Adam McKay’s most ingenious spoof, though, was his clever play on James Vicary’s subliminal messaging that Vicary inserted into a movie back in 1957 when he used .003 second flashes of “Eat Popcorn” and “Drink Coca-Cola” to inspire movie-goers to spend money on concessions. McKay’s biodiversity flashes were closer to 3 seconds, so there was actually nothing subliminal about them. (Did Inception spring to mind for anyone else while watching the biodiversity hints? Not only did Leonardo DiCaprio’s brilliant performance in Inception flash before my eyes while absorbing these images, but also DiCaprio being the powerful voice that promotes rewilding.) Psychological tricks really work.
The biodiversity lightbulb should have gone off for all of us. But did it?
These are just a few of the multiple unusual twists that tie-in to Don’t Look Up that make the film seem prophetic rather than an instrument to inspire a rebellion against such a bleak prophecy. But do any of us want Don’t Look Up to be prophetic? I’m sure billions of us don’t.
The irony of McKay including a real invisible gorilla in the film isn’t lost on me.

Emotions ran wild on Twitter the week following Don’t Look Up’s debut on Netflix with it trending for several days and the hashtag still having strong daily numbers nearly two weeks later. Fossil fuel advocates were clearly behind all the negativity.
As if to prove the point that no one listens to calm, factual statements about climate, DiCaprio appeared in a powerful YouTube video that explained the film. DiCaprio’s direct, eloquent summation was the antithesis of Don’t Look Up’s satirical parody. Same urgent message, spoken by the same person, but two completely different styles, as if to prove why McKay went out on a limb to use a chest-pounding, screaming scientist to get the point across.
McKay talks about Don’t Look Up’s three endings, but aren’t there really four? I view the many mainstream media attacks and lackluster reviews of Don’t Look Up as the fourth ending. Very similar to DiCaprio’s psych thriller Shutter Island’s twisted ending when we’re forced to come to grips with our altered reality.
It’s time to recognize that many in the mainstream media, along with the fossil fuel industry, are the metaphorical Shutter Island criminally insane psych patient. If Adam McKay’s magnified gorilla didn’t change the hearts and minds of the perceptually blind, then nothing will, except perhaps laws that force them to report daily about the crisis.

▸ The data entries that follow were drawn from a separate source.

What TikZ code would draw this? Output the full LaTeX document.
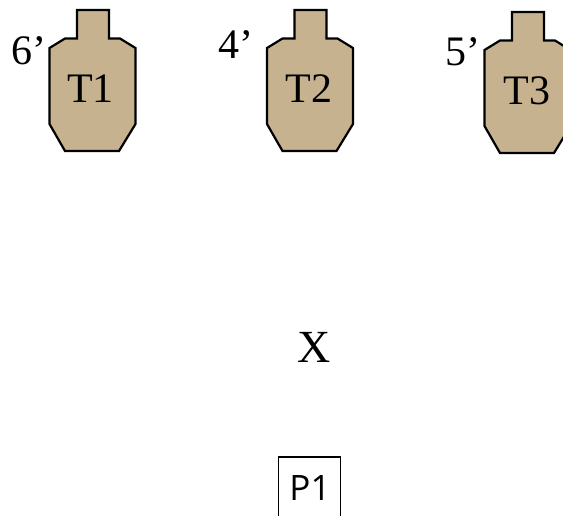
\documentclass[tikz,border=0pt]{standalone}
\usepackage{fontspec}
\setmainfont{Liberation Serif}
\newfontfamily\boxfont{Open Sans}
\definecolor{targetfill}{HTML}{C6B28F}
\tikzset{
  targetshape/.style={draw=black,fill=targetfill,line width=2.2pt,line join=miter},
  targetlabel/.style={font=\fontsize{42}{42}\selectfont,inner sep=0pt,text=black},
  distlabel/.style={font=\fontsize{42}{42}\selectfont,inner sep=0pt,text=black},
  boxlabel/.style={draw=black,line width=1.5pt,font=\boxfont\fontsize{35}{35}\selectfont,inner sep=0pt,minimum width=62pt,minimum height=62pt,text=black}
}
\newcommand{\targetat}[2]{%
  \draw[targetshape,shift={(#1,#2)}]
    (77,10) -- (109,10) -- (109,38.5) -- (120,38.5) -- (135.5,48) -- (135.5,124)
    -- (119,151) -- (65,151) -- (49.5,124) -- (49.5,48) -- (65,38.5) -- (77,38.5) -- cycle;}
\begin{document}
\begin{tikzpicture}[x=1pt,y=-1pt]
\path[use as bounding box,clip] (0,0) rectangle (563,515);
\targetat{0}{0}
\targetat{217.5}{0}
\targetat{435}{2}
\node[targetlabel] (t1) at (90.5,89) {T1};
\node[targetlabel] (t2) at (309,89) {T2};
\node[targetlabel] (t3) at (527,91) {T3};
\node[distlabel,anchor=base west] (d1) at (11,64) {6’};
\node[distlabel,anchor=base west] (d2) at (218,58.5) {4’};
\node[distlabel,anchor=base west] (d3) at (445,65.5) {5’};
\node[font=\fontsize{46}{46}\selectfont,inner sep=0pt] (x) at (314,347) {X};
\node[boxlabel] (p1) at (309.5,488) {\hspace{1pt}P1};
\end{tikzpicture}
\end{document}
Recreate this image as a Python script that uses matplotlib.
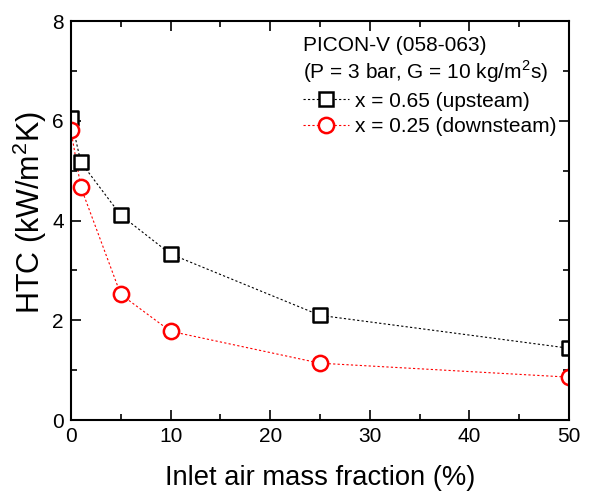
import matplotlib
matplotlib.use("Agg")
import matplotlib.pyplot as plt
from matplotlib.lines import Line2D
from matplotlib.ticker import MultipleLocator

plt.rcParams['font.family'] = ['Liberation Sans', 'DejaVu Sans']
plt.rcParams['mathtext.fontset'] = 'custom'
plt.rcParams['mathtext.rm'] = 'Liberation Sans'

x_air = [0, 1, 5, 10, 25, 50]
htc_up = [6.05, 5.17, 4.11, 3.33, 2.10, 1.44]
htc_down = [5.81, 4.67, 2.52, 1.78, 1.14, 0.86]

fig = plt.figure(figsize=(5.91, 4.93), dpi=100)
ax = fig.add_axes([0.120, 0.148, 0.843, 0.809])

dash = (0, (2, 2))
ax.plot(x_air, htc_up, linestyle=dash, color='black', lw=0.8, zorder=2)
ax.plot(x_air, htc_down, linestyle=dash, color='red', lw=0.8, zorder=2)
ax.scatter(x_air, htc_up, marker='s', s=100, facecolor='white', edgecolor='black',
           linewidths=1.8, zorder=3, clip_on=True)
ax.scatter(x_air, htc_down, marker='o', s=121, facecolor='white', edgecolor='red',
           linewidths=1.8, zorder=3, clip_on=True)

h1 = Line2D([], [], linestyle=dash, color='black', lw=0.8, marker='s', ms=10,
            mfc='white', mec='black', mew=1.8)
h2 = Line2D([], [], linestyle=dash, color='red', lw=0.8, marker='o', ms=11,
            mfc='white', mec='red', mew=1.8)

ax.set_xlim(0, 50)
ax.set_ylim(0, 8)
ax.xaxis.set_major_locator(MultipleLocator(10))
ax.xaxis.set_minor_locator(MultipleLocator(5))
ax.yaxis.set_major_locator(MultipleLocator(2))
ax.yaxis.set_minor_locator(MultipleLocator(1))
ax.tick_params(which='both', direction='in', top=True, right=True, labelsize=15, width=1.2)
ax.tick_params(which='major', length=7, pad=5)
ax.tick_params(which='minor', length=4)
for s in ax.spines.values():
    s.set_linewidth(1.5)
    s.set_zorder(4)

ax.set_xlabel('Inlet air mass fraction (%)', fontsize=19.7, labelpad=14)
ax.set_ylabel('HTC (kW/m$^2$K)', fontsize=22)
ax.yaxis.set_label_coords(-0.043, 0.52)

leg = ax.legend([h1, h2], ['x = 0.65 (upsteam)', 'x = 0.25 (downsteam)'],
                title='PICON-V (058-063)\n(P = 3 bar, G = 10 kg/m$^2$s)',
                loc='upper right', bbox_to_anchor=(1.0, 0.995), frameon=False,
                fontsize=15, title_fontsize=15, alignment='left',
                handlelength=2.2, handletextpad=0.3, labelspacing=0.3,
                borderaxespad=0.2)

fig.savefig('out.png', dpi=100)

John Doerr noted in his book, Speed & Scale, An Action Plan for Solving Our Climate Crisis Now, that there is no margin for error. We’re out of time and can’t make any mistakes. Climate is not going to get better anytime soon, it’s only going to get worse. We can’t pin our carbon cutting targets on false hopes. The mainstream media has just proven through McKay’s incredible psychological experiment, what the obstacle is to our achieving our target of staying below 1.5ºC. The vast majority in the mainstream media will not help us in our mission to cut carbon 50% by 2030. Rather, they will thwart every effort that we make. So our next step has to be to create a pathway around this obstacle so we can reach our goal and save humanity.